Task requirements »
Repeat everything from the first line of the listing below through the line that contains "lbl.set_fontfamily(tick_font)", exactly. Leave out pictures.

Material »
►

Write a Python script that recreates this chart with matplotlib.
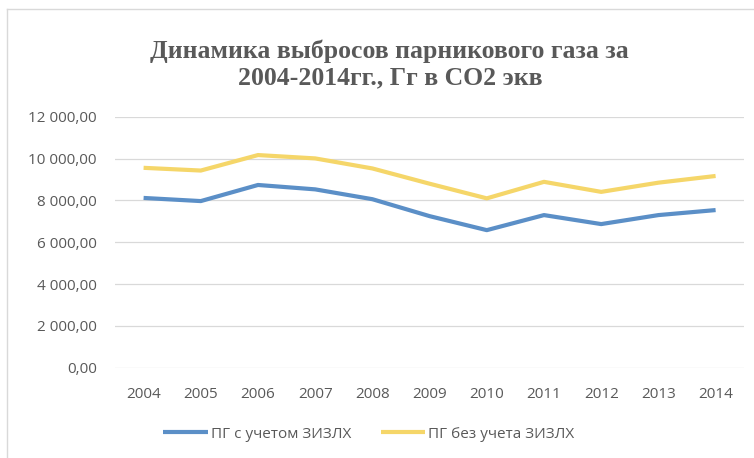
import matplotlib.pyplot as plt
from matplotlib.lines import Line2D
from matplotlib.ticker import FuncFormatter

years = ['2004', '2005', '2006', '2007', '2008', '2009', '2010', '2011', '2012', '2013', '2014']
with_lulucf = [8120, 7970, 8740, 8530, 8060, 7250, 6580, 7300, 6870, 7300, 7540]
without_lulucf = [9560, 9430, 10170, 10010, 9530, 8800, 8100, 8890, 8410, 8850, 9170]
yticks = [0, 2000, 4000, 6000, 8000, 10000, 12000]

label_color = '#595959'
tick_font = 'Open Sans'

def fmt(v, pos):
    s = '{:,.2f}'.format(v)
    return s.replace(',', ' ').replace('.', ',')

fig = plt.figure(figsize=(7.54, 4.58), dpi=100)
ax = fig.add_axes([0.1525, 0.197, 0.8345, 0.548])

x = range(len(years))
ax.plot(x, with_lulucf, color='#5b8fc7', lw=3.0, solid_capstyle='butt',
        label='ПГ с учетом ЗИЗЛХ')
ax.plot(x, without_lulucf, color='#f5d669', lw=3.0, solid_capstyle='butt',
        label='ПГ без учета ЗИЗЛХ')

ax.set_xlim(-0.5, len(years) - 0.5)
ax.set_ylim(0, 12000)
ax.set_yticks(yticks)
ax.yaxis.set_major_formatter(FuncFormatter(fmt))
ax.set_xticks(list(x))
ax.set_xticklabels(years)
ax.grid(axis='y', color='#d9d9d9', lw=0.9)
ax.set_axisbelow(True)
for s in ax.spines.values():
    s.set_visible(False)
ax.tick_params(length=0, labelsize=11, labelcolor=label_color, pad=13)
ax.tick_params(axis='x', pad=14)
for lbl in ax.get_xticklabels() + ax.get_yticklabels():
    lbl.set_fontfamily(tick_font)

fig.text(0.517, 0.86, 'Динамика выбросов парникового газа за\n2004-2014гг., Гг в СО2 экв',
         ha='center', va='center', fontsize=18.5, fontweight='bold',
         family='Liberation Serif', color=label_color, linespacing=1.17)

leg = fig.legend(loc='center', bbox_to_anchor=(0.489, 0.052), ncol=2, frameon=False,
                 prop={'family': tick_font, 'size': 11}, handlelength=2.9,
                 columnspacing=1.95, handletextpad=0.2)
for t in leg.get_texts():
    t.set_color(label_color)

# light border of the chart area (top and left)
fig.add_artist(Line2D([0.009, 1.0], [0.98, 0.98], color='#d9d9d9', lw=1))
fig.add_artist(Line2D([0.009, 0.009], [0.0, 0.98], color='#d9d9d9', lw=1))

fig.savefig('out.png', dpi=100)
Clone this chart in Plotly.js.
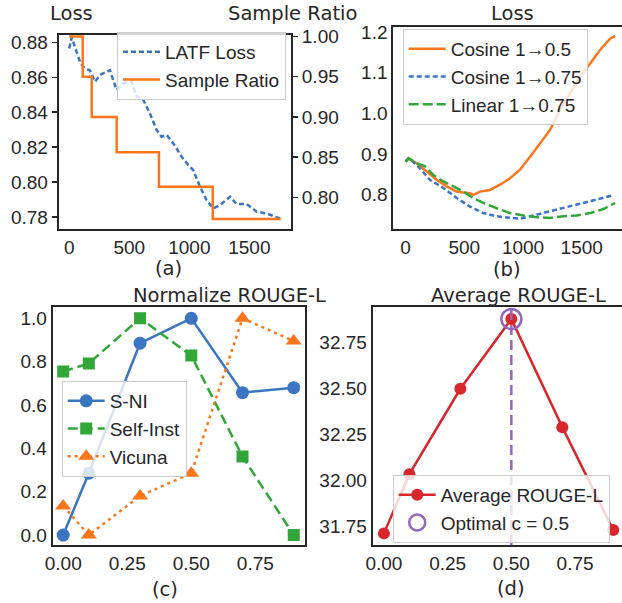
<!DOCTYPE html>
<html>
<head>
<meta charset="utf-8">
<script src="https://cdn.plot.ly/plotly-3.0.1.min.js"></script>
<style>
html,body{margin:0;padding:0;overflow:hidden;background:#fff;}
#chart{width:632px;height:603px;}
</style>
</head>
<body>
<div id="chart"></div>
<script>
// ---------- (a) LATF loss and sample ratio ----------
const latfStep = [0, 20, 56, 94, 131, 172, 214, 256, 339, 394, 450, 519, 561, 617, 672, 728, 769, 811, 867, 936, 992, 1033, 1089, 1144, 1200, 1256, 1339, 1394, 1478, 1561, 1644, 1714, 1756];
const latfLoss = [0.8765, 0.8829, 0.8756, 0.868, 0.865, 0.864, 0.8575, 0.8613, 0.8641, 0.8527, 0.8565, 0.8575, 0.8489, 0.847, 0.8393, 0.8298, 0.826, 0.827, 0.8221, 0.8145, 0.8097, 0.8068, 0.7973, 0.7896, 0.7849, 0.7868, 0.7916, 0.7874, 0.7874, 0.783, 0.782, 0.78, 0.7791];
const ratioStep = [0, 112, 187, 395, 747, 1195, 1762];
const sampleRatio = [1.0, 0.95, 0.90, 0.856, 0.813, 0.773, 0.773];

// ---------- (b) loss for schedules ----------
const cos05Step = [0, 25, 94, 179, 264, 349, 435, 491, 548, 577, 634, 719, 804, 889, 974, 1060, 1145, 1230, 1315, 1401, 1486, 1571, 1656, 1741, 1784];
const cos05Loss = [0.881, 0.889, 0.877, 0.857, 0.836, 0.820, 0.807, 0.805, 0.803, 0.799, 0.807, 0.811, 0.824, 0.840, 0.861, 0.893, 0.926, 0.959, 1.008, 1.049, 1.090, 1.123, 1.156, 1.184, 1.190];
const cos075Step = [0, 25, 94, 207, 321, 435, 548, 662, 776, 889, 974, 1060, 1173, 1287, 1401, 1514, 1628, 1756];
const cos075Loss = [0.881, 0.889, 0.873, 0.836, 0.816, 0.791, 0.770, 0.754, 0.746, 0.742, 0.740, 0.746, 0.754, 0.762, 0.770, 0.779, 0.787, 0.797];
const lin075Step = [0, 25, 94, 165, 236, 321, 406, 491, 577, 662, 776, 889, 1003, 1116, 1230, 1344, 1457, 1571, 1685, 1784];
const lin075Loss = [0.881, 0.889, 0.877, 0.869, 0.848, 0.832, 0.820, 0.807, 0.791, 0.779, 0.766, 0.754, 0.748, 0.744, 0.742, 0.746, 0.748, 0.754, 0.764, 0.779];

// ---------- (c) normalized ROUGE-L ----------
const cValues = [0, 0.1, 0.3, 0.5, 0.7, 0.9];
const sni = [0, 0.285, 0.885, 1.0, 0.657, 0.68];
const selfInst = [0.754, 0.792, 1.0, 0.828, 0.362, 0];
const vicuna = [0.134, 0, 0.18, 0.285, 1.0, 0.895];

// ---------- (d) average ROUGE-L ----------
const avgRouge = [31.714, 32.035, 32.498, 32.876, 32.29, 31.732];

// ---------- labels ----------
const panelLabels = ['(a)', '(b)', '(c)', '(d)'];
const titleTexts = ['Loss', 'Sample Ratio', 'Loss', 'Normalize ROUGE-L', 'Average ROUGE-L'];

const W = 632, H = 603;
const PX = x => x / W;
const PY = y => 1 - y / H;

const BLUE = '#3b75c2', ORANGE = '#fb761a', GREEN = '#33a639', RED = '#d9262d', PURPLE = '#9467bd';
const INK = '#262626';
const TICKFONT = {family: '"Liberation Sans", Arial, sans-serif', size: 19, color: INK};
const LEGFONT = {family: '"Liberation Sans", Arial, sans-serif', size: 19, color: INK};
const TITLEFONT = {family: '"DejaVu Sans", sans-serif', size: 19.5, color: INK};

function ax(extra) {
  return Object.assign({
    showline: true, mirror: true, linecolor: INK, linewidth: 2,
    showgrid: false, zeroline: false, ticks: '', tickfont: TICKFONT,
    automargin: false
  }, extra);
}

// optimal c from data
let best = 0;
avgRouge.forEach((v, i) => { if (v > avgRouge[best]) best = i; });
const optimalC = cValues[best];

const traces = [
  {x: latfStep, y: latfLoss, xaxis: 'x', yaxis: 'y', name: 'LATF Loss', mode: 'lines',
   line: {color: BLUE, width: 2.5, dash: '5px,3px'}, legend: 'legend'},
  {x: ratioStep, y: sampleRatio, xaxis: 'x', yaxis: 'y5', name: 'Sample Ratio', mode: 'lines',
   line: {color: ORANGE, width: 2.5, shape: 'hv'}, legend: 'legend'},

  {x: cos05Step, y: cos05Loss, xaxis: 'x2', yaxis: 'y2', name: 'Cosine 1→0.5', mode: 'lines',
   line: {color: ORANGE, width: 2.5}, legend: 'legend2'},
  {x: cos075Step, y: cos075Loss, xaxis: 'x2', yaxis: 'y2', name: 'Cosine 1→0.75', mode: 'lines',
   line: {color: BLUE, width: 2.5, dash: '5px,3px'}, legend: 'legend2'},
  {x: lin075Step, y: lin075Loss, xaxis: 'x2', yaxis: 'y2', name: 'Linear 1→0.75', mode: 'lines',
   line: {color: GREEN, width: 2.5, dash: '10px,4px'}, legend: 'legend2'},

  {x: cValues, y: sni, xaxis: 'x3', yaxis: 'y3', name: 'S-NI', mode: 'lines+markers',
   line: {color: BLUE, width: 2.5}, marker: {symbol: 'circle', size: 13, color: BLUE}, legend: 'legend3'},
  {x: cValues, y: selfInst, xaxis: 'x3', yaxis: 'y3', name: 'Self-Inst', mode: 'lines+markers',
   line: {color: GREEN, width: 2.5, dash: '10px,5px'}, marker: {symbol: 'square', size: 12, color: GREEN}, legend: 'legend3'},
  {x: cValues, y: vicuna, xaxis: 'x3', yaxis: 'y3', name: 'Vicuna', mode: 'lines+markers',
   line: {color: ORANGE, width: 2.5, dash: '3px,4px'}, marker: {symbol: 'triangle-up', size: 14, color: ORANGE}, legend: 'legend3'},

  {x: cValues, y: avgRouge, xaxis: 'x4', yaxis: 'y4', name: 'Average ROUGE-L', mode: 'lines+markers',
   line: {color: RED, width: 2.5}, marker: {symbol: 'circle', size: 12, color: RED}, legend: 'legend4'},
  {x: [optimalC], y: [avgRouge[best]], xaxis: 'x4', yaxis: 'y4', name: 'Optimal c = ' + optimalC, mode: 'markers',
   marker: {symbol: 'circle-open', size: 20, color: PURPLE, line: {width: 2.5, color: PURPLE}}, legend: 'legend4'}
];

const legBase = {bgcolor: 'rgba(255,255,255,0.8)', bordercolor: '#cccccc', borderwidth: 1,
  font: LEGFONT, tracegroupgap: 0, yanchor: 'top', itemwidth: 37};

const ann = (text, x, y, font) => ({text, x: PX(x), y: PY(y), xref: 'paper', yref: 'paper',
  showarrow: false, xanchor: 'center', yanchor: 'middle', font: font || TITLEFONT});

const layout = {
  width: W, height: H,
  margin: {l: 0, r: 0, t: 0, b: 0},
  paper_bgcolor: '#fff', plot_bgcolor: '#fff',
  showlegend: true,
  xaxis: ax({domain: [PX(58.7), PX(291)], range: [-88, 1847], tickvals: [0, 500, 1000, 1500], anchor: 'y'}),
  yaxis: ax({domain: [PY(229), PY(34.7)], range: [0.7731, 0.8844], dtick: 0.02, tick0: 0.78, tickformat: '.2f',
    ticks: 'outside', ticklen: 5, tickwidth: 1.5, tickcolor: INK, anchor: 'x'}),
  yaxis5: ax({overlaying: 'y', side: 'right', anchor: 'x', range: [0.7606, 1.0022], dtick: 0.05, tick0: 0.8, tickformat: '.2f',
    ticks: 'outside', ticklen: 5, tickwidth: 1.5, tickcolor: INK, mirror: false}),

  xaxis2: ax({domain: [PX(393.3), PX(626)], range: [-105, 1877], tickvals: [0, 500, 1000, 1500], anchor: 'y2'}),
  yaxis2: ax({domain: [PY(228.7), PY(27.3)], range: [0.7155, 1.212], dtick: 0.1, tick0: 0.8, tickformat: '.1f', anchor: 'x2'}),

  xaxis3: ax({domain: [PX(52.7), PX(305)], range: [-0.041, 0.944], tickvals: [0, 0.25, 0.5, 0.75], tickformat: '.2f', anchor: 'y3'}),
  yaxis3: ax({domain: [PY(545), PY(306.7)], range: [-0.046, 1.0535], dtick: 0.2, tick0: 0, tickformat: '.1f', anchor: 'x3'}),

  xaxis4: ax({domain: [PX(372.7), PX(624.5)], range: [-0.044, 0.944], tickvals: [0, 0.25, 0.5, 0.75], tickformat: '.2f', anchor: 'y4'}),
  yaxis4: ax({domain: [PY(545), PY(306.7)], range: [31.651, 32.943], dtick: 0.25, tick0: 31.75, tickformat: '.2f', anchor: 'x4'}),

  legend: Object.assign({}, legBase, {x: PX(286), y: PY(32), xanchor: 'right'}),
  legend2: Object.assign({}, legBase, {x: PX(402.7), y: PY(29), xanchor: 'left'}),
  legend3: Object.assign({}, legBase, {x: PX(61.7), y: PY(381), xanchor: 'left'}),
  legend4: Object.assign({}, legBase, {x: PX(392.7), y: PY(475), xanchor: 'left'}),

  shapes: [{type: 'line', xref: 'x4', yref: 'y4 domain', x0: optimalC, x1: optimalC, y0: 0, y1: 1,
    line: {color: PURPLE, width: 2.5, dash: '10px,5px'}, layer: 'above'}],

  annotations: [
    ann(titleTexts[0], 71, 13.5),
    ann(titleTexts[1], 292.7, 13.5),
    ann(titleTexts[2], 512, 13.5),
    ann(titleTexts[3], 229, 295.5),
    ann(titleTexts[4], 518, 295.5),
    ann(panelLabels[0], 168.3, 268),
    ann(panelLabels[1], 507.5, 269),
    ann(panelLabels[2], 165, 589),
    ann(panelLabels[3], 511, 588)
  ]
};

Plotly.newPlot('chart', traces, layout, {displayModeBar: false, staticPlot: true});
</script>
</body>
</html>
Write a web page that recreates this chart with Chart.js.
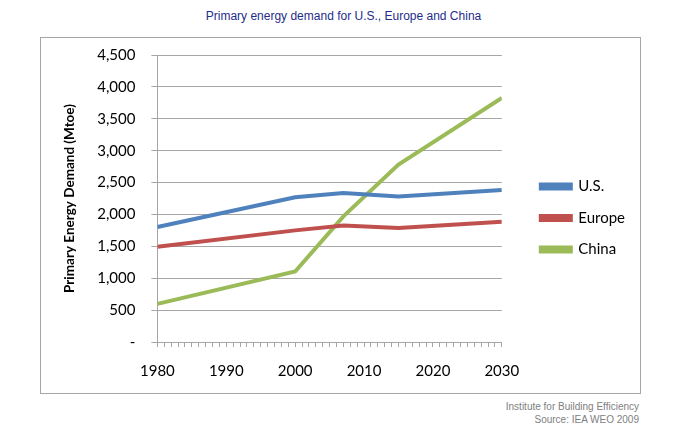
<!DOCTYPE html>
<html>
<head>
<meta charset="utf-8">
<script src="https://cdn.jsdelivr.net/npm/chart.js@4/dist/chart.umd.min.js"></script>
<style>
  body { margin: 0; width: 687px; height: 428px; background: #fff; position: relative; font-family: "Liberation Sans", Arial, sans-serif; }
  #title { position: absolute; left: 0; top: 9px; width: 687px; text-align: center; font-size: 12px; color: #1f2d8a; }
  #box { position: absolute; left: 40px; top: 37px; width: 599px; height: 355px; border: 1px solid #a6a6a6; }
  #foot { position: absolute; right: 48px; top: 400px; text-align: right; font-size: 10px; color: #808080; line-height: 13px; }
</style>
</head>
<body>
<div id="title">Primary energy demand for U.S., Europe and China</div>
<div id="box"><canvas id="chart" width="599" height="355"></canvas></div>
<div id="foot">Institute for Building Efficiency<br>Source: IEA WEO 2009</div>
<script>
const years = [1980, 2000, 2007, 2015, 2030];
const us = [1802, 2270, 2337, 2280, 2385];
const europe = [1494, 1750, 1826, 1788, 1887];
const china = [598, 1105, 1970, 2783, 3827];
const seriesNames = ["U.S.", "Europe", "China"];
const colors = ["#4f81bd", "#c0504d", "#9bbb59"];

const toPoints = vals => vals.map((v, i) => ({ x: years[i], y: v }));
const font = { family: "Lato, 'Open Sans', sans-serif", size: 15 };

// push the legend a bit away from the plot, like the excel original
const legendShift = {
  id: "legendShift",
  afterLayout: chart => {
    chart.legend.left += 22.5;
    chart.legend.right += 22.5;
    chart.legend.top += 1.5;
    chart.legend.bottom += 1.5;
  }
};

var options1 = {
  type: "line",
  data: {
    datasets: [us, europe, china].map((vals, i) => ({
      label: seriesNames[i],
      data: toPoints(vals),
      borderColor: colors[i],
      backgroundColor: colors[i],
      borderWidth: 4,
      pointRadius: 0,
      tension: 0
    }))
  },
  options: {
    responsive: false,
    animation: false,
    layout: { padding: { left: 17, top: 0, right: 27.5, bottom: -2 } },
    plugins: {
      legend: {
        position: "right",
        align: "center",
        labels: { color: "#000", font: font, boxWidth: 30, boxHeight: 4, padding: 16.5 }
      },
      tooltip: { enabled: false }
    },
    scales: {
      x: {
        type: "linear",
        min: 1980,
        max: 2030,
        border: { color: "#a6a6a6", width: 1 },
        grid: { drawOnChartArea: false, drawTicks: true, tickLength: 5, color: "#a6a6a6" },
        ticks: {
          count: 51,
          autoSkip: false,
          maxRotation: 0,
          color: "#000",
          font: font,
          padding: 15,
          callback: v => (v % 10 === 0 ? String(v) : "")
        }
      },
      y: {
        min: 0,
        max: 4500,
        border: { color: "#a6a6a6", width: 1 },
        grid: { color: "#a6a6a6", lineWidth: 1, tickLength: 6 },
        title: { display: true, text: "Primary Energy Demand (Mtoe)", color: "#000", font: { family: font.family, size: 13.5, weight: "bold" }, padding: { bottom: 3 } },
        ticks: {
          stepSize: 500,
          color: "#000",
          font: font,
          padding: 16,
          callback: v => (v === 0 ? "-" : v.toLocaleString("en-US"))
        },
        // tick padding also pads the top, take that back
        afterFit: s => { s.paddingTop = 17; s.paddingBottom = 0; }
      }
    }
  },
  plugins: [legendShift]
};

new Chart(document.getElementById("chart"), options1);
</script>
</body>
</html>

◄

The solution »
Write a Python script that recreates this chart with matplotlib.
import matplotlib.pyplot as plt
from matplotlib.lines import Line2D
from matplotlib.ticker import FuncFormatter

years = ['2004', '2005', '2006', '2007', '2008', '2009', '2010', '2011', '2012', '2013', '2014']
with_lulucf = [8120, 7970, 8740, 8530, 8060, 7250, 6580, 7300, 6870, 7300, 7540]
without_lulucf = [9560, 9430, 10170, 10010, 9530, 8800, 8100, 8890, 8410, 8850, 9170]
yticks = [0, 2000, 4000, 6000, 8000, 10000, 12000]

label_color = '#595959'
tick_font = 'Open Sans'

def fmt(v, pos):
    s = '{:,.2f}'.format(v)
    return s.replace(',', ' ').replace('.', ',')

fig = plt.figure(figsize=(7.54, 4.58), dpi=100)
ax = fig.add_axes([0.1525, 0.197, 0.8345, 0.548])

x = range(len(years))
ax.plot(x, with_lulucf, color='#5b8fc7', lw=3.0, solid_capstyle='butt',
        label='ПГ с учетом ЗИЗЛХ')
ax.plot(x, without_lulucf, color='#f5d669', lw=3.0, solid_capstyle='butt',
        label='ПГ без учета ЗИЗЛХ')

ax.set_xlim(-0.5, len(years) - 0.5)
ax.set_ylim(0, 12000)
ax.set_yticks(yticks)
ax.yaxis.set_major_formatter(FuncFormatter(fmt))
ax.set_xticks(list(x))
ax.set_xticklabels(years)
ax.grid(axis='y', color='#d9d9d9', lw=0.9)
ax.set_axisbelow(True)
for s in ax.spines.values():
    s.set_visible(False)
ax.tick_params(length=0, labelsize=11, labelcolor=label_color, pad=13)
ax.tick_params(axis='x', pad=14)
for lbl in ax.get_xticklabels() + ax.get_yticklabels():
    lbl.set_fontfamily(tick_font)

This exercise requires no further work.